Friends May Be Liable for Man’s Drunken Cliff Fall

      (CN) – A man who fell off a cliff while intoxicated can sue the people who brought him there and waited hours to get him help, a California appeals court ruled.
     After getting drunk at a party in October 2008, Jason Michael Carlsen needed a ride home because the friend who drove him to the party was having car problems.
     The job fell to the friend’s roommate, Zachary Gudelunas, and Sarah Koivumaki, a classmate of Gudelunas from the Bethel School of Supernatural Ministry.
     They drove to a grocery store, from which Carlsen stole a bottle of rum. He drank some of the rum at another party, and the trio arrived at a cliff in Redding above the Sacramento River to watch the sun rise.
     At the Bluffs, Koivumaki began taking about her brother, who had fallen off a bridge to his death while he was drunk. When Carlsen laughed, Kovimaki got even more upset.
     Carlsen then fell off the cliff. He tried to hang on, but he tumbled to the rocks below.
     Fearing that they would get in trouble, Gudelunas and Koivumaki did not call 911. Instead they waded into the river to search for Carlsen. They could not find him, however, and so went to Koivumaki’s apartment. She called her mother in Canada and said “this guy committed suicide; he jumped.”
     Thirty minutes after the pair went to the police, Carlsen was found alive.
     Unable to remember going to the Bluffs or falling off the cliff, Carlsen filed a $51 million complaint against Koivumaki and Gudelunas, alleging negligence, willful misconduct, assault and battery, and intentional infliction of emotional distress.

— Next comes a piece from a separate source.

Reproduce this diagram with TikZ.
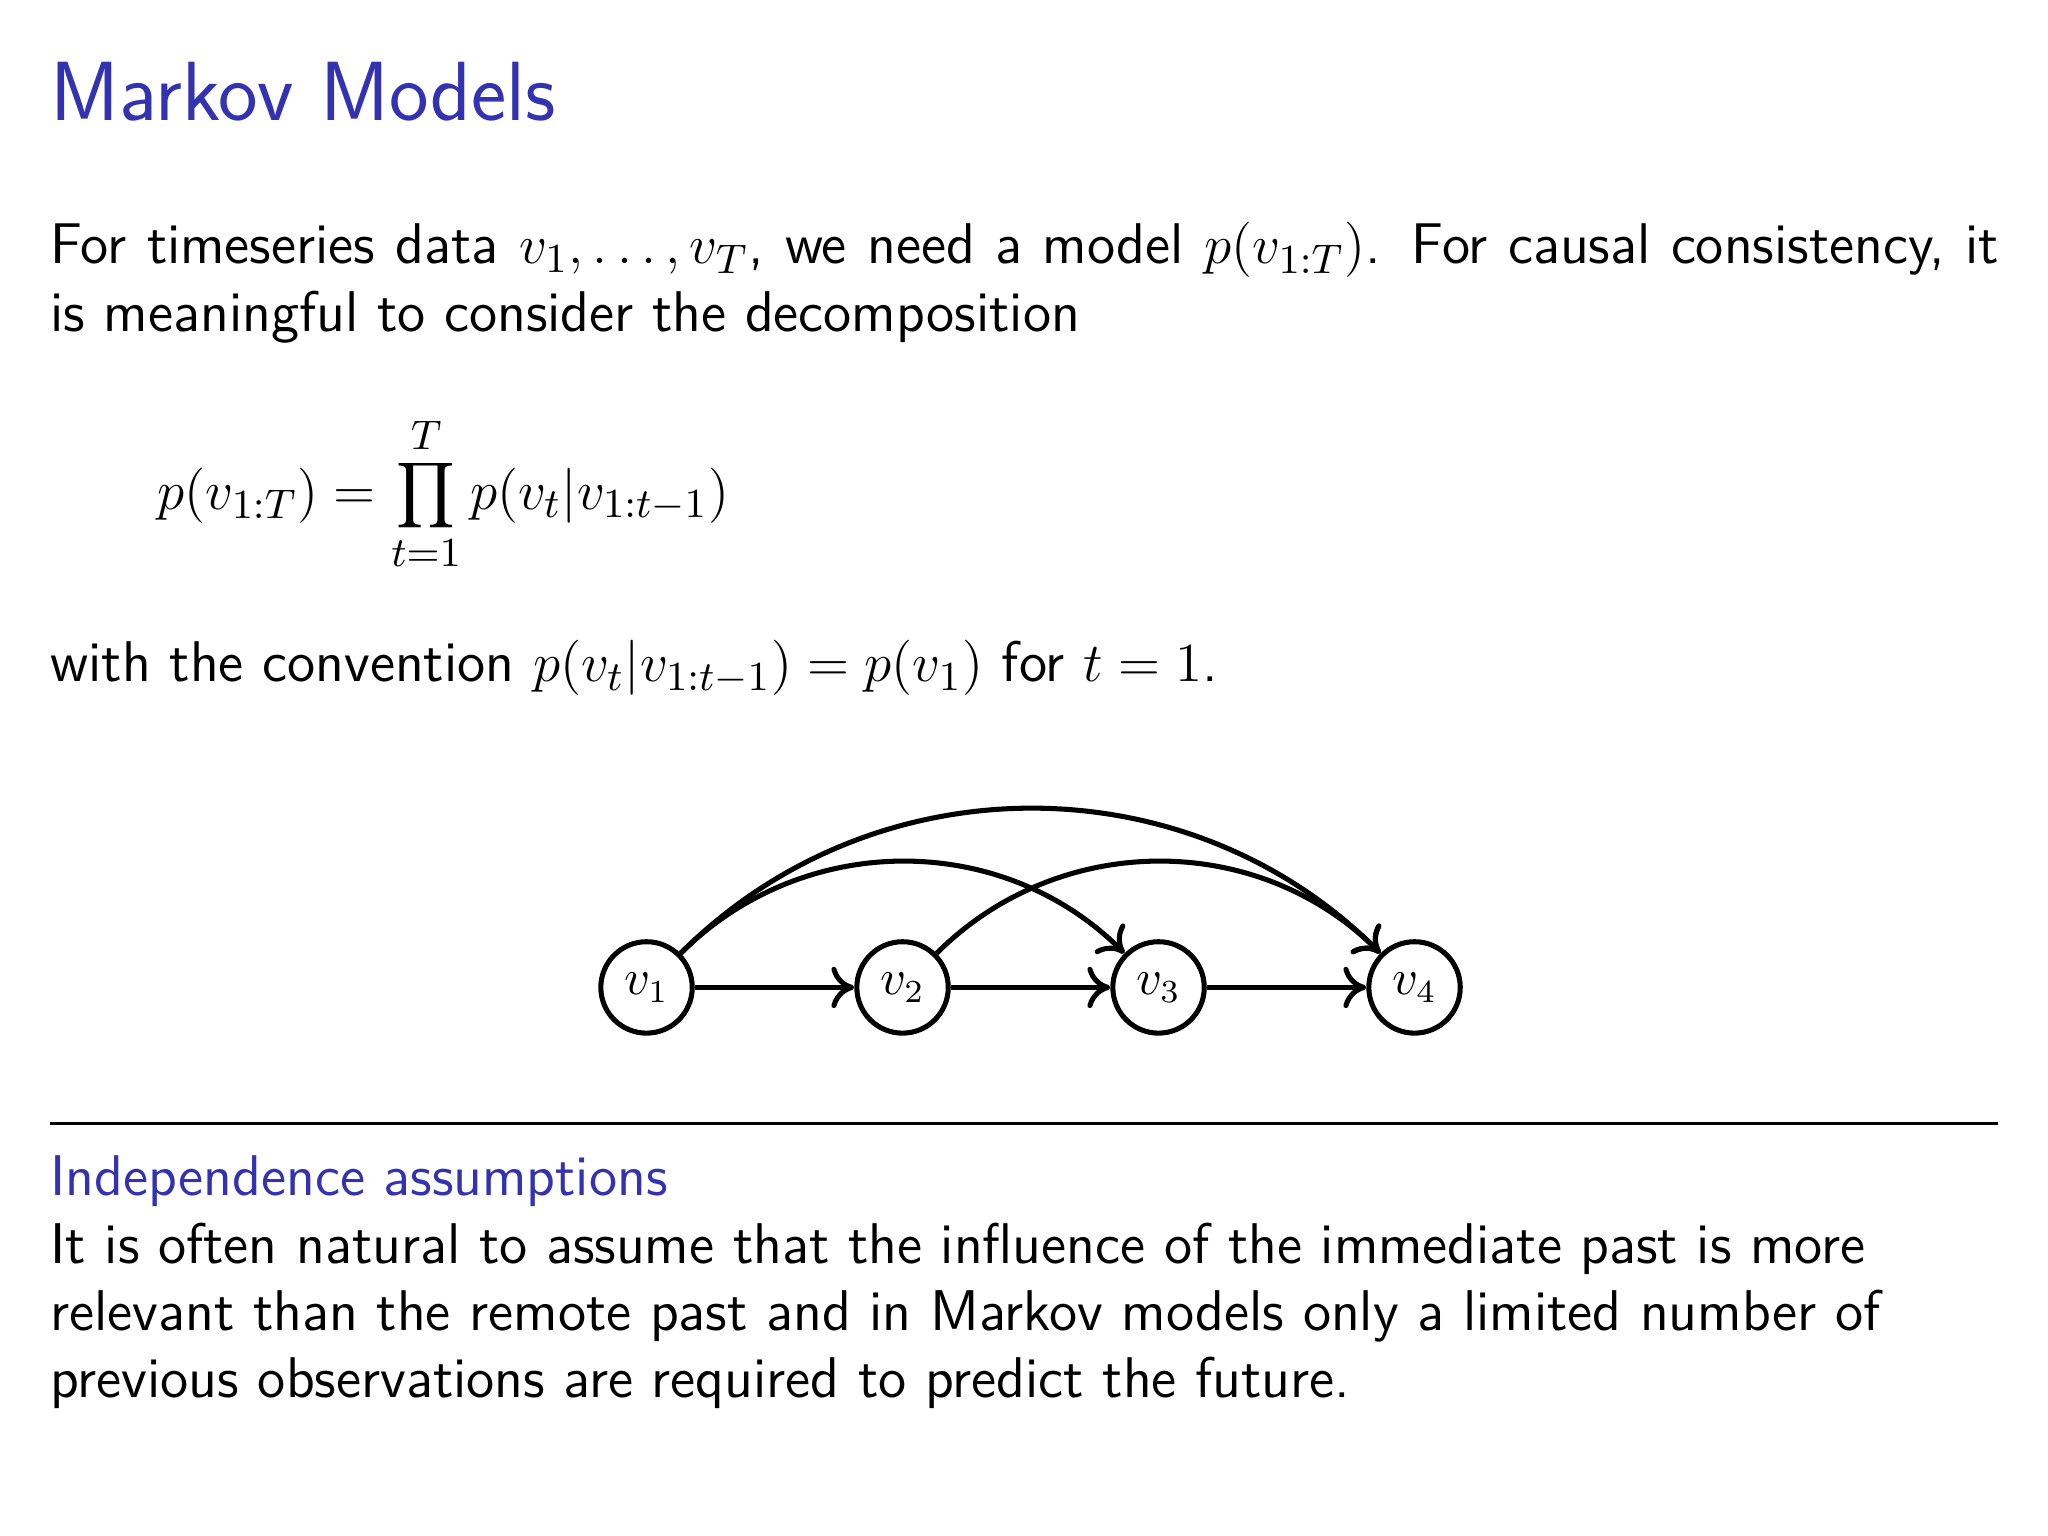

     The Shasta County Superior Court granted Kovumaki summary judgment, ruling that she did not touch Carlsen, threaten him or breach a duty of care to him. The court also ruled that Carlsen “failed to prove his case” against Gudelunas.
     In a partial reversal last week, a three-judge panel with the Third Appellate District said that the negligence and willful misconduct claims should go to trial.
     Carlsen “created a triable issue of material fact as to whether Sarah breached a duty owed to Jason by bringing him to the cliff side when she knew he was intoxicated and waiting several hours to call 911 or otherwise summon aid after the fall,” Justice Cole Blease wrote for the court.
     Finding Carlsen’s assertion that Koivumaki may have pushed him off the cliff “unreasonable,” however, the court affirmed the dismissal of the assault and battery claims.
     Carlsen’s lack of memory of the incident also dooms his emotional distress claims, the court found.
     “He cannot recall being at The Bluffs, much less his fall or waiting for help to arrive,” the ruling states. “Accordingly, Sarah’s conduct could not be the actual and proximate cause on any mental distress he has suffered.”
     The court meanwhile deemed summary judgment for Gudelunas inappropriate given his lack of response to the lawsuit.
     “A defendant’s failure to answer the complaint has the same effect as admitting the well-pleaded allegations of the complaint, and as to these admissions no further proof of liability is required,” Blease wrote.
     This is not true, however, for the assault and battery claims, according to the ruling.